## START STORED RECORDS

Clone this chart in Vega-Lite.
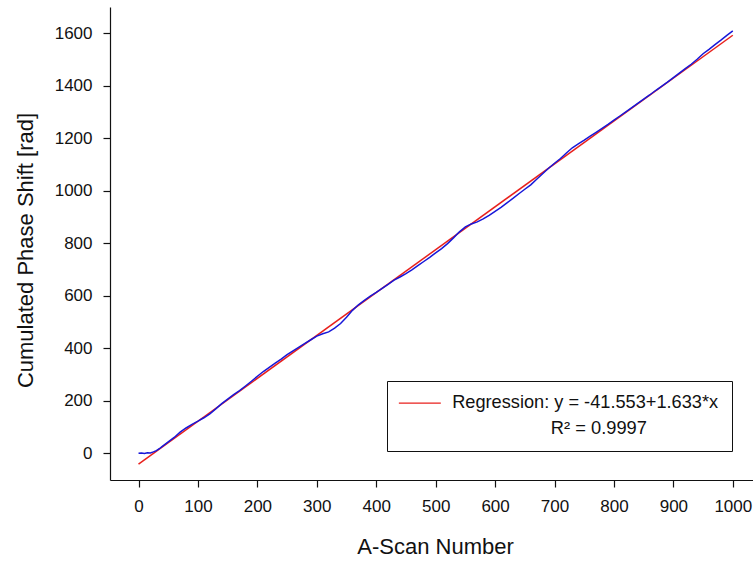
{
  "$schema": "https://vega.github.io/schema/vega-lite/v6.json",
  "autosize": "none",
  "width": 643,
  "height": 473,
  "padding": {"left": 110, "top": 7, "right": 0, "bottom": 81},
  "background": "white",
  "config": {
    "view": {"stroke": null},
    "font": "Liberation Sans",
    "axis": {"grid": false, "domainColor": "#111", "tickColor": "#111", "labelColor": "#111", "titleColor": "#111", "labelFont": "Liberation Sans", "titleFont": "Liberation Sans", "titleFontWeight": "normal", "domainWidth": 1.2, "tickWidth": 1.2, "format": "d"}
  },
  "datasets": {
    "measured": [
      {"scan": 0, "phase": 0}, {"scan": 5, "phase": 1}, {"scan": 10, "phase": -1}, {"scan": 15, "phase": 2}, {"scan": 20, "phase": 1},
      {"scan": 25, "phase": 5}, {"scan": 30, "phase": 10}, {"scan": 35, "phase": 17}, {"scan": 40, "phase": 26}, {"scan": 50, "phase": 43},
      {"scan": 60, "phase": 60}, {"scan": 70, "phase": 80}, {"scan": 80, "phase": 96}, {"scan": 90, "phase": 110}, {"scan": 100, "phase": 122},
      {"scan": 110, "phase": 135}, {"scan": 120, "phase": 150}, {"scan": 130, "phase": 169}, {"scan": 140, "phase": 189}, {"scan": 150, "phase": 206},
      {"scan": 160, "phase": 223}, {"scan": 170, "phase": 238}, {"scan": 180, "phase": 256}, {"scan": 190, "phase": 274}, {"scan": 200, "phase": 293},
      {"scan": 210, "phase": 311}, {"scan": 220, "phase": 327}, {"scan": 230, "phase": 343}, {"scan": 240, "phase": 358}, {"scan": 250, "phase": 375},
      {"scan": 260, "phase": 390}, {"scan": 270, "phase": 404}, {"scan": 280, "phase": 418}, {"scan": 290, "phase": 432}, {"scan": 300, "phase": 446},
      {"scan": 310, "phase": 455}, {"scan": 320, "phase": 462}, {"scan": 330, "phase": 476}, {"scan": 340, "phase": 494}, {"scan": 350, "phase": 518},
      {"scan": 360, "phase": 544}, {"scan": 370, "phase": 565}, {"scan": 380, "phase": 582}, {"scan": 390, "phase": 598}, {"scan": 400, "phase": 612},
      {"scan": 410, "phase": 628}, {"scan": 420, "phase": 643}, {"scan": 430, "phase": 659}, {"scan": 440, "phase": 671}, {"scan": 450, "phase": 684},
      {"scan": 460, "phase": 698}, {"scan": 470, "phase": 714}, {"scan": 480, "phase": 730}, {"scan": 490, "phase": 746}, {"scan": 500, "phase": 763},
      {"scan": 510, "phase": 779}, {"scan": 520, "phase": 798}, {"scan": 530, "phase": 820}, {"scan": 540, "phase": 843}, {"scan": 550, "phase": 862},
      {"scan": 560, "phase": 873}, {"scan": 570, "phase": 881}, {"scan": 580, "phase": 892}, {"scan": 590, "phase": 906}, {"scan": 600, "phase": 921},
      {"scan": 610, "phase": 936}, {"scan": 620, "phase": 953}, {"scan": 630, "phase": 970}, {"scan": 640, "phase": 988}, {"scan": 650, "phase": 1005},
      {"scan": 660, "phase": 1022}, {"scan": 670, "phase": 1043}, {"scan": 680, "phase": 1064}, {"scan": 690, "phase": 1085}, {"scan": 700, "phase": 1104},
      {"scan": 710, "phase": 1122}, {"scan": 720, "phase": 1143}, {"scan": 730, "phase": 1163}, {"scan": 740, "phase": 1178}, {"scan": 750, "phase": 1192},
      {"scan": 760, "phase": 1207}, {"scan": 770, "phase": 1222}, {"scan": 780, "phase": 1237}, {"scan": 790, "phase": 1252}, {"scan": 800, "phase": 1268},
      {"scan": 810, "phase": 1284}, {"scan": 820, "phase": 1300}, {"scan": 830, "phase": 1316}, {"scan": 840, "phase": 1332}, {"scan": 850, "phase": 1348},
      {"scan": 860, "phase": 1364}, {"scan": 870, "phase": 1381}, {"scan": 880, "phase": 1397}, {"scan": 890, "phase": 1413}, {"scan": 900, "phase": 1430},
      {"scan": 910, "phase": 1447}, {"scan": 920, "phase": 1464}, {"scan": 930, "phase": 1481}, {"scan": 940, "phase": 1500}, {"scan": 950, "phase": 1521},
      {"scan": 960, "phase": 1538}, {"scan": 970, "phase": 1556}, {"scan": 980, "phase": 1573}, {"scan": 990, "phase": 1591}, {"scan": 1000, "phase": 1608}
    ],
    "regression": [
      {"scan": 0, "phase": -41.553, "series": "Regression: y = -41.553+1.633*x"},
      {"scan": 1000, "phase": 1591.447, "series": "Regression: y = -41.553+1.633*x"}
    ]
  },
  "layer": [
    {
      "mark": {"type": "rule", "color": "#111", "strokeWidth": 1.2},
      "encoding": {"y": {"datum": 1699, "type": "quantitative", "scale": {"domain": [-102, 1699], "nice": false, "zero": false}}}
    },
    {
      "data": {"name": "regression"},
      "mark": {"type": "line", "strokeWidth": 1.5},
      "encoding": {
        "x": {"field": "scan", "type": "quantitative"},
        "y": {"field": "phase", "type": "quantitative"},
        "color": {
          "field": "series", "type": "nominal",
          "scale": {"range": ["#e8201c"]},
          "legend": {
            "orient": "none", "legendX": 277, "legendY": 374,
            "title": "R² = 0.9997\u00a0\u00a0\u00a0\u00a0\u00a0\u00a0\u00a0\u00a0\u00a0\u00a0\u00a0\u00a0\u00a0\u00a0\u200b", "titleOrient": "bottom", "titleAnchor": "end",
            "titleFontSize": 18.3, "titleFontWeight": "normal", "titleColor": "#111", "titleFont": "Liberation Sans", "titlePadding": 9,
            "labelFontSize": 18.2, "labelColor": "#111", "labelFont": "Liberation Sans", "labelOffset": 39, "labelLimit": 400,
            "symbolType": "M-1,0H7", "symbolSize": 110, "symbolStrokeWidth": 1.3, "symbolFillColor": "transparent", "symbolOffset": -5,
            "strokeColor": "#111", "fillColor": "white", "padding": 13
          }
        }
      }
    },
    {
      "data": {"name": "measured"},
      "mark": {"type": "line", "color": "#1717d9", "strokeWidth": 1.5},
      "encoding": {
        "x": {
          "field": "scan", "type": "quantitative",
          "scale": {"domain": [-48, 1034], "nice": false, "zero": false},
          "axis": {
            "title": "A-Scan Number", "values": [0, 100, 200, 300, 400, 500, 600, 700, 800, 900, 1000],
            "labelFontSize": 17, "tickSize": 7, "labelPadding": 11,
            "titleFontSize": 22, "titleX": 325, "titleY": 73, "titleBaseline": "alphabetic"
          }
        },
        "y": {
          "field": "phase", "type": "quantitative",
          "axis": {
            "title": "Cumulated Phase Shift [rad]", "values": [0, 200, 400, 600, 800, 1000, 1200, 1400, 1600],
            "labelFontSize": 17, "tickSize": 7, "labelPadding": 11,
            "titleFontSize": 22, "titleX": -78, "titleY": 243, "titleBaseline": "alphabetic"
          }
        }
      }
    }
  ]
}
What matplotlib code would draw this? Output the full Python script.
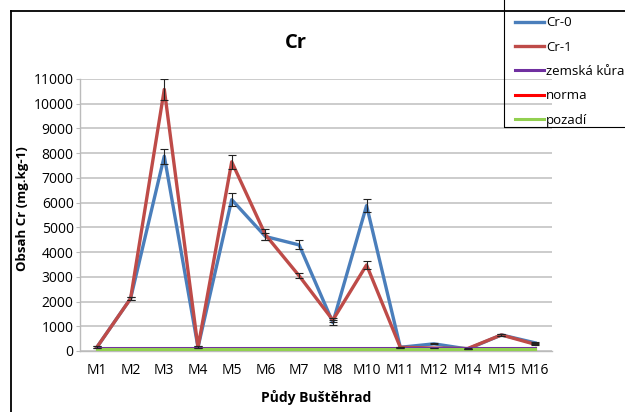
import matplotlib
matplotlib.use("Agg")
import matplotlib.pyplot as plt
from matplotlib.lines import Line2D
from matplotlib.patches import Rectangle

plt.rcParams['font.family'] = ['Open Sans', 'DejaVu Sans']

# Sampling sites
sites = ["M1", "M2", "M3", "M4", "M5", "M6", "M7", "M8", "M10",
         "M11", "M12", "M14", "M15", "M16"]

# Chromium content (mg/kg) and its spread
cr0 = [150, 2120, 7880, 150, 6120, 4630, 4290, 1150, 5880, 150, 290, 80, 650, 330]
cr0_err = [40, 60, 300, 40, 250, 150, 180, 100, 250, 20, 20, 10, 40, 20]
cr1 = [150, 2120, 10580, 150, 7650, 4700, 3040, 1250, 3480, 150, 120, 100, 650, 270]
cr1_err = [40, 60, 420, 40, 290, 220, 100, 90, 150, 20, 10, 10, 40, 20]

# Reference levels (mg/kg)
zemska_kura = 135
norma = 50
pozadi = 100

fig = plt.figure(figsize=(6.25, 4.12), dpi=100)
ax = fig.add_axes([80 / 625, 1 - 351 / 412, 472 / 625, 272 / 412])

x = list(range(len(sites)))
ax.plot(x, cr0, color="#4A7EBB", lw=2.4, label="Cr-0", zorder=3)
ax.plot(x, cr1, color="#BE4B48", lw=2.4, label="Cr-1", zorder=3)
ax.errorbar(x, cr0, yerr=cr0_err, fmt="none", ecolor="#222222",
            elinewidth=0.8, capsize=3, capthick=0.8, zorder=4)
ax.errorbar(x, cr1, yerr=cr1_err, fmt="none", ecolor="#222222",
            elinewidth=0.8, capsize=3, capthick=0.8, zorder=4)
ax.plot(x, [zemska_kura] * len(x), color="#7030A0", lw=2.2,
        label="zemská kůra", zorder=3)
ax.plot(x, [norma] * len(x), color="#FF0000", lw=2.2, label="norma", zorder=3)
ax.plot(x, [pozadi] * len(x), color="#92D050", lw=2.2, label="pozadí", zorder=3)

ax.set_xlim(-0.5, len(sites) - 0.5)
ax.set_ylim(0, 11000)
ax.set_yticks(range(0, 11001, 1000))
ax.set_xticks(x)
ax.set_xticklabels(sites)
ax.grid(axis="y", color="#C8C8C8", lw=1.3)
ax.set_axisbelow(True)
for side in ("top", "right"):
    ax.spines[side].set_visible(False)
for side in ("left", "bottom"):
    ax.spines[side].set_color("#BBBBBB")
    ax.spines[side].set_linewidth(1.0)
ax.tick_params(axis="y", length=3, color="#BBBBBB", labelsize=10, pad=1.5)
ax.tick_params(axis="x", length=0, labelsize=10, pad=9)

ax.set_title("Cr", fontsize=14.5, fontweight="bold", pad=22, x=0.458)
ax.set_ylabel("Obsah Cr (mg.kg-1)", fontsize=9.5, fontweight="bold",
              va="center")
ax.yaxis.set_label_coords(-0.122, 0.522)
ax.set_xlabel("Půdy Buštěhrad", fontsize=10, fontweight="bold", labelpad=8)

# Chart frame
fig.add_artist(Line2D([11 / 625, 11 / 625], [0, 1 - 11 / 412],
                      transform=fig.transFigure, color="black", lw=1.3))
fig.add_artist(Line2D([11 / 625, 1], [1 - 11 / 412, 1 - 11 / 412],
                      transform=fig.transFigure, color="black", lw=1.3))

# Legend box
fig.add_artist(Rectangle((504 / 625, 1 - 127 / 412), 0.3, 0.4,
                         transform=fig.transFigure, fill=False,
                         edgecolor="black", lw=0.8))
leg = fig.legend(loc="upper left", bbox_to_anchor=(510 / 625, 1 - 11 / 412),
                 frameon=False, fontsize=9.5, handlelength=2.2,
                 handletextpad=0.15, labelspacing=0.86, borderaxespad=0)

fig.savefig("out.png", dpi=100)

## END STORED RECORDS

Copy all lines from the material that contain "this".

Clone this chart in Vega-Lite.
What matplotlib code would draw this? Output the full Python script.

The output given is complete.